When it comes to genre blending, of which Brown is undoubtedly one of country’s most prolific proponents, part of the problem with The High Road is that it’s rarely elegantly done. Subsequently, the overpowering sourness of some of the more cynical additions dampens the potency of finer ingredients, jammed jaggedly alongside each other in a way that’s less blended and more plonked.

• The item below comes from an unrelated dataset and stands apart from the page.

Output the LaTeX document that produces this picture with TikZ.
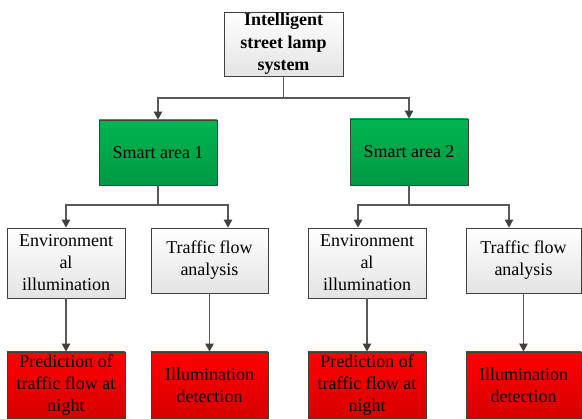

At the midpoint, particularly, there’s an extremely lackluster blob of pop-leaning songs with the very occasional lick of country or R&B that do a disservice to the punchier runs on either side of it, not least in Brown’s apparent lack of enthusiasm in singing them and their lowest common denominator production. ‘Start A Fire’ is a prime example of one of his mumble moments, when he seems as tired as the song itself, whilst ‘Body Talk’ is something that would just about scrape its way to an Ed Sheeran B-side. The Khalid duet ‘Rescue’ and its successor, the Jelly Roll duet ‘Haunted,’ offer nothing except themselves as additions to the catalogue of “uninteresting but inoffensive songs you’d hear in an uber.”
Brown is often cagey and introverted, giving interviewers and the public little insight into who he truly is. That’s fine; as Humphrey Bogart said, “You owe the public nothing but a good performance.” The problem is that, like many country megastars, Brown wants us to buy into his brand of doting father and husband without giving us any real sense of who he is in that dynamic.
This reticence is why otherwise sweet songs, like the gentle ‘Backseat Driver,’ are little more than pleasantries. What almost spills into an interesting conversation with his young daughter about the inequities of life, demonstrated by his daughter’s questions about the homeless man who they give a dollar to after a morning at McDonald’s, quickly degrades into a saccharine list of reasons to just focus on life’s simpler questions. As an ode to his love for his daughter it’s nice but… we know. We’ve seen your Instagram.
“I am, I am, I am,” he insists repeatedly in the opening track. Am what? Outside of some very familiar songwriting cliches that could apply to everyone and no one, it’s unclear. He’s scared of growing up and scared of growing old. The waves are crashing, sticks and stones abound and there’s a road ahead of him, all presented amidst some overdone pop-rock production.
This album will likely be a hit, which is unsurprising in our monoculture which values aesthetics and quick digestibility, as demonstrated by the behemoth that is Brown’s newest Marshmello duet, ‘Miles On It.’ It’s not completely undeserved. The better efforts might stick with you, and they should bolster Brown’s success, but next time, he’d be better off focusing his efforts on depth rather than width.
The road may be high but it’s also long–18 tracks long. Better, then, to build an audience that asks “Where next?” rather than “Are we there yet?”
5.5/10
Kane Brown’s 2024 project, The High Road, is available everywhere now via Sony Music Entertainment.